## begin
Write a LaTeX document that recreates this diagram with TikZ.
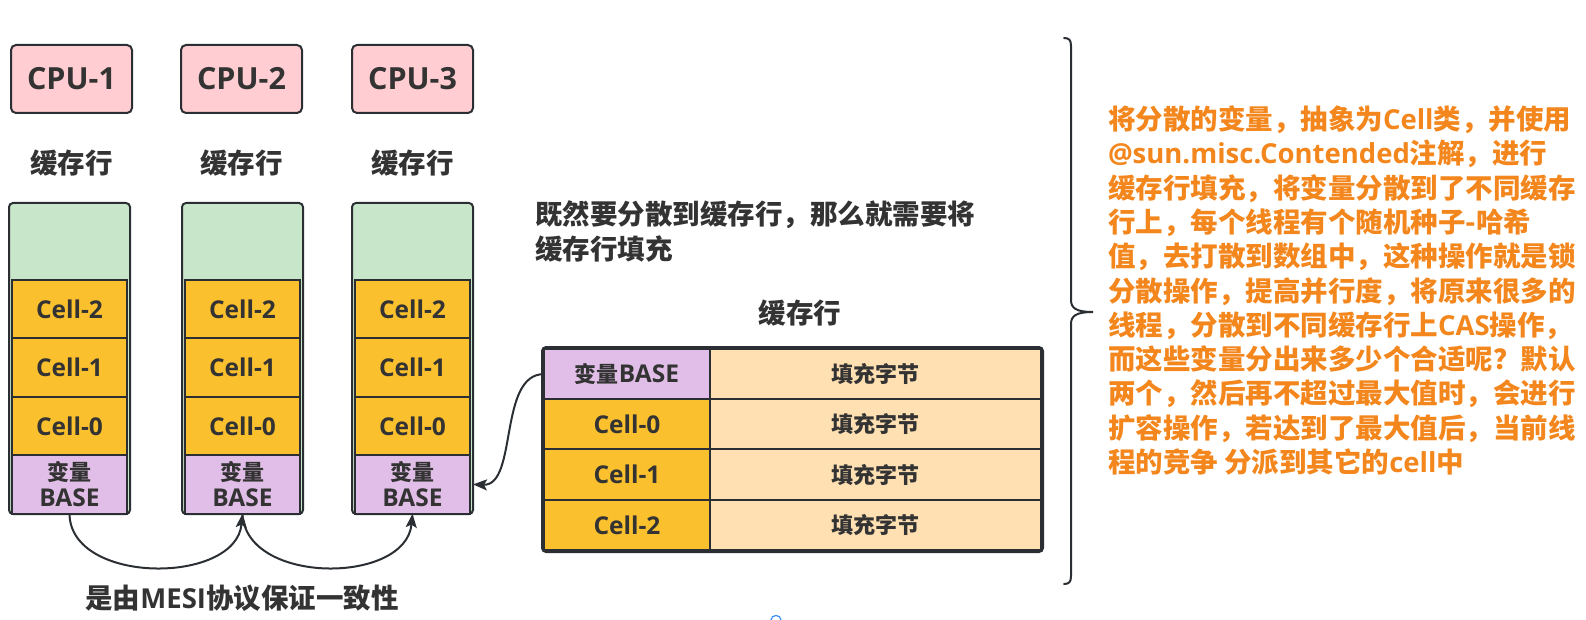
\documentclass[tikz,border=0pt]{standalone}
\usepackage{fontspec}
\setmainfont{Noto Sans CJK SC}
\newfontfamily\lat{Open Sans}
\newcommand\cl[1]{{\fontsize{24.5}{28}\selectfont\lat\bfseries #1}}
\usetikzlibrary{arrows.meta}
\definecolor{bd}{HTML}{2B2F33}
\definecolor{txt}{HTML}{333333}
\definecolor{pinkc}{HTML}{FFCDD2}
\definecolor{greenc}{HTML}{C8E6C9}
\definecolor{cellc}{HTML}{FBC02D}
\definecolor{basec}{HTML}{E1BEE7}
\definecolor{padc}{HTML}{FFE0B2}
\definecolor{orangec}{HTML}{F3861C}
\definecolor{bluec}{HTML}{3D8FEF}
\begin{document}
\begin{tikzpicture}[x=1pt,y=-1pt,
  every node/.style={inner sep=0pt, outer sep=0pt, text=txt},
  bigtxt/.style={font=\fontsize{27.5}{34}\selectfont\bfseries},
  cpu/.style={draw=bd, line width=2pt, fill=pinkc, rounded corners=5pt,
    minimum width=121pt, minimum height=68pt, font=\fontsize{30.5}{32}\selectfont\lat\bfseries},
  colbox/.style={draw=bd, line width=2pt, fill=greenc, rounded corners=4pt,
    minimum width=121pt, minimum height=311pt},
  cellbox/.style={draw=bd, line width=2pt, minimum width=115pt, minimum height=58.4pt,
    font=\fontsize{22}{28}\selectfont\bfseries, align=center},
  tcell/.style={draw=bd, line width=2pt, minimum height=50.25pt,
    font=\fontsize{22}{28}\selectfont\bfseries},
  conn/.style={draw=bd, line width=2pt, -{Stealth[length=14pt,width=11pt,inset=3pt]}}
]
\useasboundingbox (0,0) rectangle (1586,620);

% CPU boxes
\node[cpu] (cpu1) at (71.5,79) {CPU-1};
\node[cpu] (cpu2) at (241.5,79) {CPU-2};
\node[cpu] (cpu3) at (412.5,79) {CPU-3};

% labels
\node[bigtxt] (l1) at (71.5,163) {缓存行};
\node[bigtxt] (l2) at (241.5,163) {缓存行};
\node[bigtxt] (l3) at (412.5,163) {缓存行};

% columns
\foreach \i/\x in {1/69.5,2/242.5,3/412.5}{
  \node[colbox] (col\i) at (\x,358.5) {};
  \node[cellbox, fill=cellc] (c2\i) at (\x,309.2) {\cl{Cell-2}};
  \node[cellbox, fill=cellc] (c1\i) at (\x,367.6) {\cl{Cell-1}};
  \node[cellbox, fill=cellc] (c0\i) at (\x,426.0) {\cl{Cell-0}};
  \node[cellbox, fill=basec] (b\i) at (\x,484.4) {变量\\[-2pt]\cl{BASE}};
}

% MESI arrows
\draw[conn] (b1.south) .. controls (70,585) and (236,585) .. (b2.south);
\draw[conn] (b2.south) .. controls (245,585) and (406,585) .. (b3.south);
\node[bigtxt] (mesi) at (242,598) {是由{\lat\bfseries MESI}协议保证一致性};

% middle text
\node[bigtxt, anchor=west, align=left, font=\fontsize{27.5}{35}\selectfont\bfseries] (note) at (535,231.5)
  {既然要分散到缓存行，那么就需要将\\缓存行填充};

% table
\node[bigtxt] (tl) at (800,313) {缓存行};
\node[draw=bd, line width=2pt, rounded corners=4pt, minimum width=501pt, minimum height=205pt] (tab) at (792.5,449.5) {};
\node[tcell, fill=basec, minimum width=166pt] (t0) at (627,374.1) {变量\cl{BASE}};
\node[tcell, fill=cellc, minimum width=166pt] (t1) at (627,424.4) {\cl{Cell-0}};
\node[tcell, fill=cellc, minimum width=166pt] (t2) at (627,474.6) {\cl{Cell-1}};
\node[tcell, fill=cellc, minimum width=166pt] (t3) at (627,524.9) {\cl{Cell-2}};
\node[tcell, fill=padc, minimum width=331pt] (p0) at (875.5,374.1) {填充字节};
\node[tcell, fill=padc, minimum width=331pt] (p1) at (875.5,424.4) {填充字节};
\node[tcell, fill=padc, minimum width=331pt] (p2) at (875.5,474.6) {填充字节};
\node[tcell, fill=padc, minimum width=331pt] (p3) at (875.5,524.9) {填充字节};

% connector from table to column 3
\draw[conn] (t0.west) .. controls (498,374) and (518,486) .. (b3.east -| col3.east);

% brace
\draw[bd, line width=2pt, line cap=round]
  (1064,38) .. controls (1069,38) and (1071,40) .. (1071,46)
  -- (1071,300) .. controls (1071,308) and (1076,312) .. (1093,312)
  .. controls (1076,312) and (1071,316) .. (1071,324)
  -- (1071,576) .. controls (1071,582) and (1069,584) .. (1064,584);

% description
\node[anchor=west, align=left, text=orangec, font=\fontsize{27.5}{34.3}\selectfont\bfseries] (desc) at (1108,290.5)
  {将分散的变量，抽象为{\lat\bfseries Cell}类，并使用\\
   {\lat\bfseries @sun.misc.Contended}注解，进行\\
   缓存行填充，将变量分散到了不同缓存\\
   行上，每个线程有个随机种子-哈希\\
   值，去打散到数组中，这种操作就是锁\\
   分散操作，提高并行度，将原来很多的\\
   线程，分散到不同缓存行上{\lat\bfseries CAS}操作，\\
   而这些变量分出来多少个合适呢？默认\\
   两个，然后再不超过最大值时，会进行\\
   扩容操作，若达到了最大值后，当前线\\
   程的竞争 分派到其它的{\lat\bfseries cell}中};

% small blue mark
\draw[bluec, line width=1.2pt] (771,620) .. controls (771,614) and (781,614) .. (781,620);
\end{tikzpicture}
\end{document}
## end
§ GIVEN PROBLEM
Copy the data word for word. Pictures do not go in the copy.

§ EXERCISE RESPONSE
Write a LaTeX document that recreates this diagram with TikZ.
\documentclass[tikz,border=0pt]{standalone}
\usepackage{fontspec}
\setmainfont{Noto Sans CJK SC}
\newfontfamily\lat{Open Sans}
\newcommand\cl[1]{{\fontsize{24.5}{28}\selectfont\lat\bfseries #1}}
\usetikzlibrary{arrows.meta}
\definecolor{bd}{HTML}{2B2F33}
\definecolor{txt}{HTML}{333333}
\definecolor{pinkc}{HTML}{FFCDD2}
\definecolor{greenc}{HTML}{C8E6C9}
\definecolor{cellc}{HTML}{FBC02D}
\definecolor{basec}{HTML}{E1BEE7}
\definecolor{padc}{HTML}{FFE0B2}
\definecolor{orangec}{HTML}{F3861C}
\definecolor{bluec}{HTML}{3D8FEF}
\begin{document}
\begin{tikzpicture}[x=1pt,y=-1pt,
  every node/.style={inner sep=0pt, outer sep=0pt, text=txt},
  bigtxt/.style={font=\fontsize{27.5}{34}\selectfont\bfseries},
  cpu/.style={draw=bd, line width=2pt, fill=pinkc, rounded corners=5pt,
    minimum width=121pt, minimum height=68pt, font=\fontsize{30.5}{32}\selectfont\lat\bfseries},
  colbox/.style={draw=bd, line width=2pt, fill=greenc, rounded corners=4pt,
    minimum width=121pt, minimum height=311pt},
  cellbox/.style={draw=bd, line width=2pt, minimum width=115pt, minimum height=58.4pt,
    font=\fontsize{22}{28}\selectfont\bfseries, align=center},
  tcell/.style={draw=bd, line width=2pt, minimum height=50.25pt,
    font=\fontsize{22}{28}\selectfont\bfseries},
  conn/.style={draw=bd, line width=2pt, -{Stealth[length=14pt,width=11pt,inset=3pt]}}
]
\useasboundingbox (0,0) rectangle (1586,620);

% CPU boxes
\node[cpu] (cpu1) at (71.5,79) {CPU-1};
\node[cpu] (cpu2) at (241.5,79) {CPU-2};
\node[cpu] (cpu3) at (412.5,79) {CPU-3};

% labels
\node[bigtxt] (l1) at (71.5,163) {缓存行};
\node[bigtxt] (l2) at (241.5,163) {缓存行};
\node[bigtxt] (l3) at (412.5,163) {缓存行};

% columns
\foreach \i/\x in {1/69.5,2/242.5,3/412.5}{
  \node[colbox] (col\i) at (\x,358.5) {};
  \node[cellbox, fill=cellc] (c2\i) at (\x,309.2) {\cl{Cell-2}};
  \node[cellbox, fill=cellc] (c1\i) at (\x,367.6) {\cl{Cell-1}};
  \node[cellbox, fill=cellc] (c0\i) at (\x,426.0) {\cl{Cell-0}};
  \node[cellbox, fill=basec] (b\i) at (\x,484.4) {变量\\[-2pt]\cl{BASE}};
}

% MESI arrows
\draw[conn] (b1.south) .. controls (70,585) and (236,585) .. (b2.south);
\draw[conn] (b2.south) .. controls (245,585) and (406,585) .. (b3.south);
\node[bigtxt] (mesi) at (242,598) {是由{\lat\bfseries MESI}协议保证一致性};

% middle text
\node[bigtxt, anchor=west, align=left, font=\fontsize{27.5}{35}\selectfont\bfseries] (note) at (535,231.5)
  {既然要分散到缓存行，那么就需要将\\缓存行填充};

% table
\node[bigtxt] (tl) at (800,313) {缓存行};
\node[draw=bd, line width=2pt, rounded corners=4pt, minimum width=501pt, minimum height=205pt] (tab) at (792.5,449.5) {};
\node[tcell, fill=basec, minimum width=166pt] (t0) at (627,374.1) {变量\cl{BASE}};
\node[tcell, fill=cellc, minimum width=166pt] (t1) at (627,424.4) {\cl{Cell-0}};
\node[tcell, fill=cellc, minimum width=166pt] (t2) at (627,474.6) {\cl{Cell-1}};
\node[tcell, fill=cellc, minimum width=166pt] (t3) at (627,524.9) {\cl{Cell-2}};
\node[tcell, fill=padc, minimum width=331pt] (p0) at (875.5,374.1) {填充字节};
\node[tcell, fill=padc, minimum width=331pt] (p1) at (875.5,424.4) {填充字节};
\node[tcell, fill=padc, minimum width=331pt] (p2) at (875.5,474.6) {填充字节};
\node[tcell, fill=padc, minimum width=331pt] (p3) at (875.5,524.9) {填充字节};

% connector from table to column 3
\draw[conn] (t0.west) .. controls (498,374) and (518,486) .. (b3.east -| col3.east);

% brace
\draw[bd, line width=2pt, line cap=round]
  (1064,38) .. controls (1069,38) and (1071,40) .. (1071,46)
  -- (1071,300) .. controls (1071,308) and (1076,312) .. (1093,312)
  .. controls (1076,312) and (1071,316) .. (1071,324)
  -- (1071,576) .. controls (1071,582) and (1069,584) .. (1064,584);

% description
\node[anchor=west, align=left, text=orangec, font=\fontsize{27.5}{34.3}\selectfont\bfseries] (desc) at (1108,290.5)
  {将分散的变量，抽象为{\lat\bfseries Cell}类，并使用\\
   {\lat\bfseries @sun.misc.Contended}注解，进行\\
   缓存行填充，将变量分散到了不同缓存\\
   行上，每个线程有个随机种子-哈希\\
   值，去打散到数组中，这种操作就是锁\\
   分散操作，提高并行度，将原来很多的\\
   线程，分散到不同缓存行上{\lat\bfseries CAS}操作，\\
   而这些变量分出来多少个合适呢？默认\\
   两个，然后再不超过最大值时，会进行\\
   扩容操作，若达到了最大值后，当前线\\
   程的竞争 分派到其它的{\lat\bfseries cell}中};

% small blue mark
\draw[bluec, line width=1.2pt] (771,620) .. controls (771,614) and (781,614) .. (781,620);
\end{tikzpicture}
\end{document}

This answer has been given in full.